>> begin SUPPLIED MATERIAL

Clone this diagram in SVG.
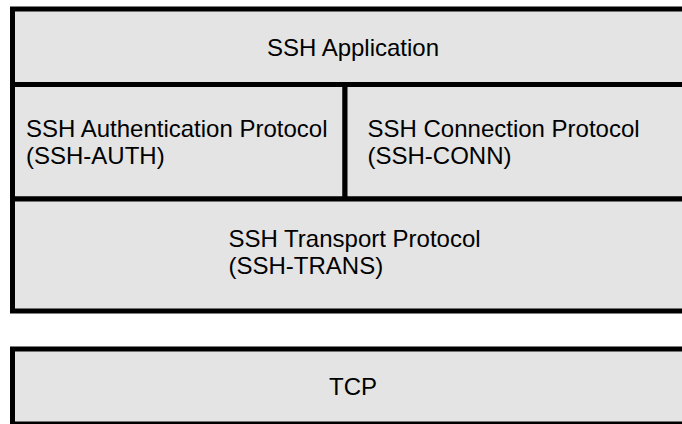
<svg xmlns="http://www.w3.org/2000/svg" width="682" height="424" viewBox="0 0 682 424">
  <style>
    .layer { fill: #e4e4e4; stroke: #000; stroke-width: 5; }
    .label { font-family: "Liberation Sans", Arial, sans-serif; font-size: 24px; fill: #000; }
    .mid { text-anchor: middle; }
  </style>
  <rect width="682" height="424" fill="#fff"/>

  <!-- SSH protocol stack -->
  <g id="ssh-application">
    <rect class="layer" x="12.5" y="9" width="700" height="75.5"/>
    <text class="label mid" x="353" y="55.5">SSH Application</text>
  </g>
  <g id="ssh-auth">
    <rect class="layer" x="12.5" y="84.5" width="332.5" height="114.5"/>
    <text class="label" x="26" y="137">SSH Authentication Protocol</text>
    <text class="label" x="26" y="164">(SSH-AUTH)</text>
  </g>
  <g id="ssh-conn">
    <rect class="layer" x="345" y="84.5" width="367.5" height="114.5"/>
    <text class="label" x="367.5" y="137">SSH Connection Protocol</text>
    <text class="label" x="367.5" y="164">(SSH-CONN)</text>
  </g>
  <g id="ssh-trans">
    <rect class="layer" x="12.5" y="199" width="700" height="112"/>
    <text class="label" x="228.5" y="247">SSH Transport Protocol</text>
    <text class="label" x="228.5" y="273.5">(SSH-TRANS)</text>
  </g>

  <!-- Underlying transport -->
  <g id="tcp">
    <rect class="layer" x="12.5" y="349" width="700" height="75"/>
    <text class="label mid" x="353" y="395">TCP</text>
  </g>
</svg>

>> end SUPPLIED MATERIAL

Print the full listing exactly, dropping the pictures.

Clone this diagram in SVG.
<svg xmlns="http://www.w3.org/2000/svg" width="682" height="424" viewBox="0 0 682 424">
  <style>
    .layer { fill: #e4e4e4; stroke: #000; stroke-width: 5; }
    .label { font-family: "Liberation Sans", Arial, sans-serif; font-size: 24px; fill: #000; }
    .mid { text-anchor: middle; }
  </style>
  <rect width="682" height="424" fill="#fff"/>

  <!-- SSH protocol stack -->
  <g id="ssh-application">
    <rect class="layer" x="12.5" y="9" width="700" height="75.5"/>
    <text class="label mid" x="353" y="55.5">SSH Application</text>
  </g>
  <g id="ssh-auth">
    <rect class="layer" x="12.5" y="84.5" width="332.5" height="114.5"/>
    <text class="label" x="26" y="137">SSH Authentication Protocol</text>
    <text class="label" x="26" y="164">(SSH-AUTH)</text>
  </g>
  <g id="ssh-conn">
    <rect class="layer" x="345" y="84.5" width="367.5" height="114.5"/>
    <text class="label" x="367.5" y="137">SSH Connection Protocol</text>
    <text class="label" x="367.5" y="164">(SSH-CONN)</text>
  </g>
  <g id="ssh-trans">
    <rect class="layer" x="12.5" y="199" width="700" height="112"/>
    <text class="label" x="228.5" y="247">SSH Transport Protocol</text>
    <text class="label" x="228.5" y="273.5">(SSH-TRANS)</text>
  </g>

  <!-- Underlying transport -->
  <g id="tcp">
    <rect class="layer" x="12.5" y="349" width="700" height="75"/>
    <text class="label mid" x="353" y="395">TCP</text>
  </g>
</svg>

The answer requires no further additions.